UHMW is fantastic stuff for jigs, drawer runners and the like but is a bit soft for a router table top. It would be slick though and nothing sticks to it. :smile:


----------



## Tricktech (Feb 2, 2012)

Starting to look like I'll just give up and buy the table I would have patterned mine after anyway...

http://www.woodpeck.com/rt2432phen.html

That is when I replace what I made last fall.


----------



## cabinetman (Jul 5, 2007)

That looks like Melamine, or laminate covered particleboard.










 







.


----------



## Cliff (Feb 5, 2012)

Without discussing the thermoset polymer that is the "glue" of a phenolic product there are different kinds of phenolic distinguished by the different fabrics used to construct them
The various fabrics include fiberglass, linen, cotton, paper, indiscriminate rags and some phenolic products are loaded with flour to bulk them up or eliminate the laminated look. 

Linen based phenolic is desirable ( and spendy) for certain applications such as cryogenic hardware involving temperatures especially in the 4 to 5 Kelvin range because if its very low thermodynamic properties.

But for a router table you don't have such considerations so the only thing I'd concern myself with are whether the material is build up as a lamination with sheets of fabric or was made using a chopper gun where scraps of fabric were shredded and packed together. I would eschew those that are bulked with flour those with paper. 
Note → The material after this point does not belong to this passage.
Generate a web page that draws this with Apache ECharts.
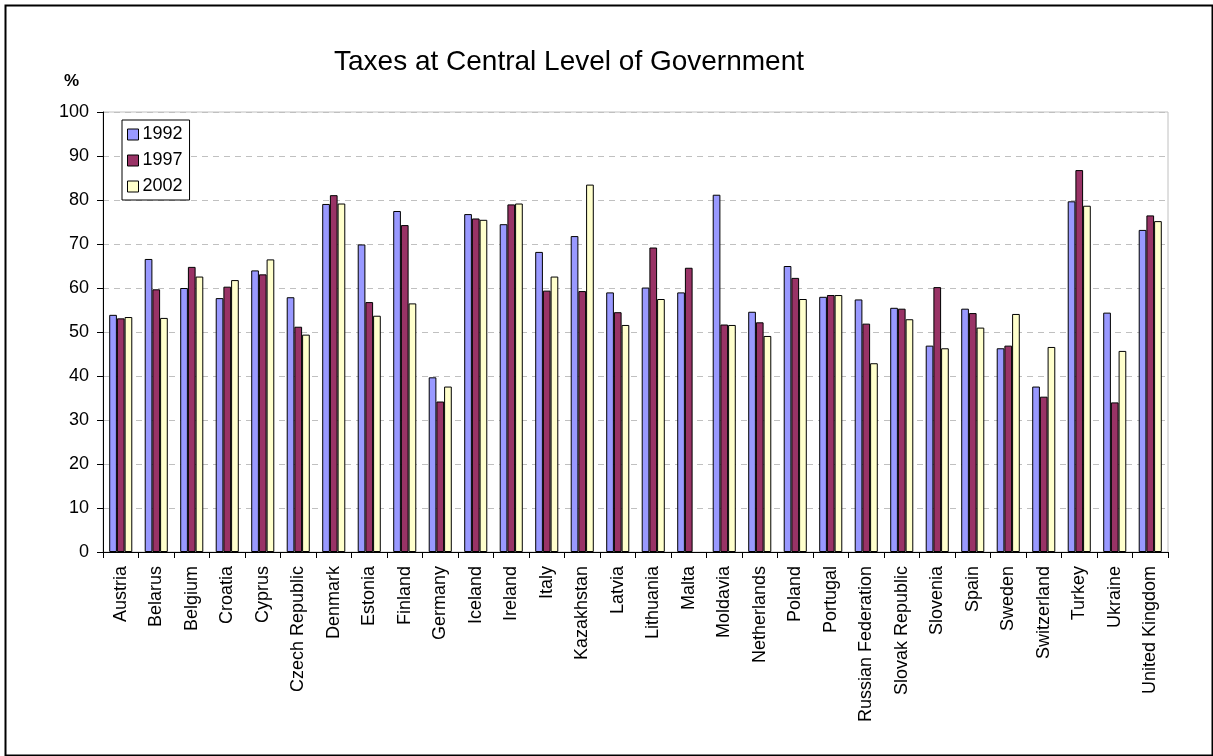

I think I'd prefer the laminated sheet type made from any kind of sheet fabric. 

After that you might want to look at the polymer but that's out of my depth.
There are a slew of polymer formulations 

Gooogle it 
types of phenolic sheet


----------



## BradB (Jun 9, 2010)

Hooked on Phenolics worked for me:laughing:


Sorry, couldn't resist.


----------



## Tricktech (Feb 2, 2012)

cabinetman said:


> That looks like Melamine, or laminate covered particleboard.
> 
> .


Yes, thats the one I built and is in fact a 1.125" melamine bench top. The barn doors are Formica laminated mdf.

Check the link for the phenolic.

The reason I'm not satisfied with what I have now is the melamine top isn't even a true mdf, it's ldf and it's too soft. I have had issues since day one getting my Woodpecker insert leveled and flush and keeping it there.


----------